Prodim Proliner: The Complete Shop Owner's Guide
The Prodim Proliner is the most-used digital templating tool in North American countertop shops. If you are still cutting MDF templates or scribing with a tape measure, this hub is the wake-up call. If you already run a Proliner or a Laser Templator and you are trying to figure out which one is right for your shop, this is the deep dive on the entire digital templating world.

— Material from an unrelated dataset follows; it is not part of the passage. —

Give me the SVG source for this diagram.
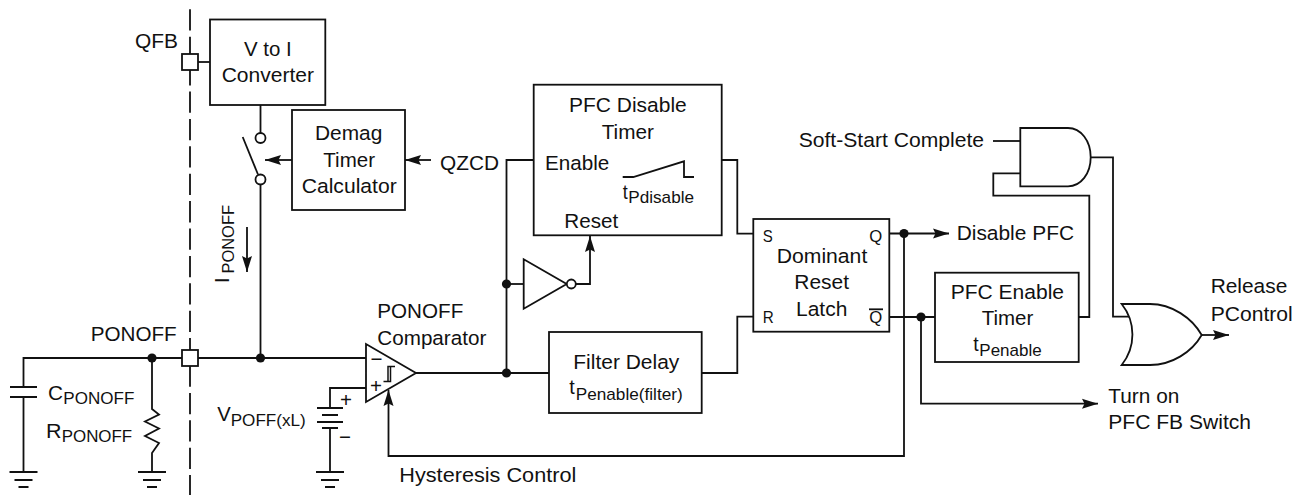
<svg xmlns="http://www.w3.org/2000/svg" width="1303" height="495" viewBox="0 0 1303 495">
<style>
text{font-family:"Liberation Sans",Arial,sans-serif;font-size:20.500px;fill:#111}
.s{font-size:17px}
.m{font-size:16.500px}
.b{fill:#fff;stroke:#111;stroke-width:1.800}
.w{fill:none;stroke:#111;stroke-width:1.800}
.d{fill:#111;stroke:none}
</style>
<defs>
<marker id="a" markerUnits="userSpaceOnUse" markerWidth="17" markerHeight="12" refX="16" refY="6" orient="auto"><path d="M0 1 L16 6 L0 11 L2.500 6Z" fill="#111"/></marker>
<g id="gnd" class="w"><path d="M-14 0H14M-9 8H9M-5 15H5"/></g>
</defs>
<rect width="1303" height="495" fill="#fff"/>
<line id="boundary" x1="190" y1="9.300" x2="190" y2="495" class="w" stroke-dasharray="21.300 6.100"/>
<g id="connectors" class="w">
<path d="M182 358H23.500V387M23.500 397V472"/>
<path d="M152 358V409L159 414.500L145 421.500L159 428.500L145 436L159 443L152 453V472"/>
<path d="M198 358H366"/>
<path d="M198 62H210"/>
<path d="M260.500 105V133M260.500 184.500V358"/>
<path d="M242.700 137L258 174.500"/>
<path d="M292 160H265" marker-end="url(#a)"/>
<path d="M431 160H405" marker-end="url(#a)"/>
<path d="M247 227V272" marker-end="url(#a)"/>
<path d="M366 388H330V408M330 427V472"/>
<path d="M416 373H549"/>
<path d="M534 160H506.500V373"/>
<path d="M506.500 284H524"/>
<path d="M576 284H590V236" marker-end="url(#a)"/>
<path d="M701.700 373H737.300V316.700H753.300"/>
<path d="M721.700 160H737.300V233.700H753.300"/>
<path d="M889.300 233.500H949" marker-end="url(#a)"/>
<path d="M904 233.500V456H388.500V390" marker-end="url(#a)"/>
<path d="M889.300 317H935"/>
<path d="M921 317V403.700H1098" marker-end="url(#a)"/>
<path d="M1078.700 317H1089.300V195.700H993.300V173.300H1020.300"/>
<path d="M993 141H1020.300"/>
<path d="M1090.700 157.300H1113V316.700H1131"/>
<path d="M1201.700 335H1229" marker-end="url(#a)"/>
<circle class="d" cx="152" cy="358" r="4.600"/>
<circle class="d" cx="260.500" cy="358" r="4.600"/>
<circle class="d" cx="506.500" cy="284" r="4.600"/>
<circle class="d" cx="506.500" cy="373" r="4.600"/>
<circle class="d" cx="904" cy="233.500" r="4.600"/>
<circle class="d" cx="921" cy="317" r="4.600"/>
</g>
<g id="pin-qfb"><rect class="b" x="182" y="54" width="16" height="16"/><text x="135" y="48" textLength="43" lengthAdjust="spacingAndGlyphs">QFB</text></g>
<g id="pin-ponoff"><rect class="b" x="182" y="350" width="16" height="16"/><text x="90.700" y="340.700" textLength="86" lengthAdjust="spacingAndGlyphs">PONOFF</text></g>
<g id="cap"><path class="w" d="M10 387H37M10 397H37"/><use href="#gnd" x="23.500" y="472"/>
<text x="48" y="400" textLength="15" lengthAdjust="spacingAndGlyphs">C</text><text class="s" x="63.300" y="404" textLength="71" lengthAdjust="spacingAndGlyphs">PONOFF</text></g>
<g id="res"><use href="#gnd" x="152" y="472"/>
<text x="46" y="438" textLength="15.500" lengthAdjust="spacingAndGlyphs">R</text><text class="s" x="61.700" y="441.700" textLength="70.500" lengthAdjust="spacingAndGlyphs">PONOFF</text></g>
<g id="vto-i"><rect class="b" x="210" y="19.500" width="115.300" height="85.500"/>
<text x="244" y="56" textLength="47.700" lengthAdjust="spacingAndGlyphs">V to I</text><text x="221.700" y="81.700" textLength="92.300" lengthAdjust="spacingAndGlyphs">Converter</text></g>
<g id="switch"><circle class="b" cx="260.500" cy="138" r="5"/><circle class="b" cx="260.500" cy="179.500" r="5"/></g>
<g id="ipon"><text transform="translate(228.500 283) rotate(-90)" textLength="5.500" lengthAdjust="spacingAndGlyphs">I</text><text class="s" transform="translate(233.500 273.500) rotate(-90)" textLength="68.500" lengthAdjust="spacingAndGlyphs">PONOFF</text></g>
<g id="demag"><rect class="b" x="292" y="110" width="113" height="100"/>
<text x="315" y="140" textLength="67.300" lengthAdjust="spacingAndGlyphs">Demag</text><text x="323.300" y="166.700" textLength="51.700" lengthAdjust="spacingAndGlyphs">Timer</text><text x="301.700" y="192.700" textLength="95" lengthAdjust="spacingAndGlyphs">Calculator</text></g>
<g id="qzcd"><text x="440" y="170" textLength="59" lengthAdjust="spacingAndGlyphs">QZCD</text></g>
<g id="comparator"><path class="b" d="M366 344V402L416 373Z"/>
<path class="w" d="M383.500 381.500H388V366.500H395M387 381.500H390.500V366.500" style="stroke-width:1.500"/>
<text x="370.500" y="366" textLength="12" lengthAdjust="spacingAndGlyphs">−</text><text x="370" y="393" textLength="12" lengthAdjust="spacingAndGlyphs">+</text>
<text x="377.300" y="317.700" textLength="86" lengthAdjust="spacingAndGlyphs">PONOFF</text><text x="377.300" y="345" textLength="109" lengthAdjust="spacingAndGlyphs">Comparator</text></g>
<g id="battery"><path class="w" d="M317 408H343M322 415H338M317 422H343M322 428H338"/><use href="#gnd" x="330" y="472"/>
<text x="217.300" y="420.700" textLength="13.500" lengthAdjust="spacingAndGlyphs">V</text><text class="s" x="230.700" y="426" textLength="75" lengthAdjust="spacingAndGlyphs">POFF(xL)</text>
<text x="340" y="407" textLength="12" lengthAdjust="spacingAndGlyphs">+</text><text x="339" y="444" textLength="12" lengthAdjust="spacingAndGlyphs">−</text></g>
<g id="hyst"><text x="399.300" y="481.700" textLength="177" lengthAdjust="spacingAndGlyphs">Hysteresis Control</text></g>
<g id="pfc-disable"><rect class="b" x="533.700" y="84.700" width="188" height="150.600"/>
<text x="569" y="111.700" textLength="117.700" lengthAdjust="spacingAndGlyphs">PFC Disable</text><text x="601.700" y="139" textLength="52.300" lengthAdjust="spacingAndGlyphs">Timer</text>
<text x="545" y="170" textLength="64.300" lengthAdjust="spacingAndGlyphs">Enable</text><text x="564.300" y="227.700" textLength="54" lengthAdjust="spacingAndGlyphs">Reset</text>
<path class="w" d="M622.700 177H633.300L684 161.300V177H694"/>
<text x="622.700" y="199.300" textLength="5" lengthAdjust="spacingAndGlyphs">t</text><text class="s" x="628.300" y="203.300" textLength="65.700" lengthAdjust="spacingAndGlyphs">Pdisable</text></g>
<g id="inverter"><path class="b" d="M523.700 259.300V308.700L566.700 284Z"/><circle class="b" cx="571.300" cy="284" r="4.500"/></g>
<g id="filter"><rect class="b" x="549" y="332" width="152.700" height="81"/>
<text x="573.300" y="369.300" textLength="106" lengthAdjust="spacingAndGlyphs">Filter Delay</text>
<text x="569.300" y="394" textLength="5.500" lengthAdjust="spacingAndGlyphs">t</text><text class="s" x="575.700" y="400" textLength="107" lengthAdjust="spacingAndGlyphs">Penable(filter)</text></g>
<g id="latch"><rect class="b" x="753.300" y="219" width="136" height="112.700"/>
<text class="m" x="762.700" y="241.700" textLength="10" lengthAdjust="spacingAndGlyphs">S</text><text class="m" x="869.300" y="241.700" textLength="13" lengthAdjust="spacingAndGlyphs">Q</text>
<text class="m" x="762.700" y="323.300" textLength="11" lengthAdjust="spacingAndGlyphs">R</text><text class="m" x="869.300" y="323.300" textLength="13" lengthAdjust="spacingAndGlyphs">Q</text>
<path class="w" d="M869 309.300H883"/>
<text x="776.700" y="262.700" textLength="90.600" lengthAdjust="spacingAndGlyphs">Dominant</text><text x="794.300" y="289" textLength="54.700" lengthAdjust="spacingAndGlyphs">Reset</text><text x="796" y="316" textLength="51.300" lengthAdjust="spacingAndGlyphs">Latch</text></g>
<g id="softstart"><text x="798.700" y="146.700" textLength="185.300" lengthAdjust="spacingAndGlyphs">Soft-Start Complete</text></g>
<g id="and"><path class="b" d="M1020.300 128H1068C1081 128 1090.700 141 1090.700 157.200C1090.700 173.500 1081 186.300 1068 186.300H1020.300Z"/></g>
<g id="disable-pfc"><text x="956.700" y="240" textLength="117.300" lengthAdjust="spacingAndGlyphs">Disable PFC</text></g>
<g id="pfc-enable"><rect class="b" x="935" y="272.700" width="143.700" height="89.300"/>
<text x="950.700" y="299" textLength="113.300" lengthAdjust="spacingAndGlyphs">PFC Enable</text><text x="981.700" y="325" textLength="51.600" lengthAdjust="spacingAndGlyphs">Timer</text>
<text x="973.300" y="350.700" textLength="5.400" lengthAdjust="spacingAndGlyphs">t</text><text class="s" x="979.300" y="356" textLength="62.400" lengthAdjust="spacingAndGlyphs">Penable</text></g>
<g id="or"><path class="b" d="M1121.700 304H1150C1172 304 1192 318 1201.700 335C1192 352 1172 365 1150 365H1121.700C1136 347 1136 322 1121.700 304Z"/></g>
<g id="release"><text x="1210.700" y="293" textLength="76.600" lengthAdjust="spacingAndGlyphs">Release</text><text x="1210.700" y="320.700" textLength="82" lengthAdjust="spacingAndGlyphs">PControl</text></g>
<g id="turn-on"><text x="1108.300" y="402.700" textLength="71" lengthAdjust="spacingAndGlyphs">Turn on</text><text x="1108.300" y="429" textLength="142.700" lengthAdjust="spacingAndGlyphs">PFC FB Switch</text></g>
</svg>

This hub anchors the templating and measurement cluster of the Complete Guide to Countertop Fabrication. We will cover what the Proliner is, how it compares to laser templating, what the workflow looks like in a working shop, the common errors that send templates back, and the ten supporting articles that go deeper on each piece.
What The Proliner Is
The Proliner is a portable digital measuring arm made by Prodim, a Dutch company. The tech under the hood is a tensioned wire that runs from a base unit to a stylus the operator presses against each corner of the cabinets. The base unit logs the X, Y, Z coordinates of every point. The output is a DXF file the shop can pull into nesting software, into Moraware, into CounterGo, or into any CAD platform.
The working setup is one base unit on a tripod, one stylus, and a touchscreen tablet or laptop. The field tech walks the kitchen and points at every corner. Sink cutouts, faucet holes, end positions, overhangs, the whole job. The file lands in the shop's templating folder before the tech leaves the driveway.
The Proliner replaced cardboard, MDF, and chalk-line templating in most of the U.S. countertop industry between roughly 2010 and 2020. Most shops doing more than $1 million in annual revenue are running one. Most shops above $3 million are running two or three.
What The Proliner Costs
A new Prodim Proliner 10 series, the current generation as of 2026, runs in the $25,000 to $35,000 range depending on configuration and accessories. Used units in good condition sell on the secondary market at $12,000 to $20,000. Lease options run roughly $500 to $700 per month on a five-year term.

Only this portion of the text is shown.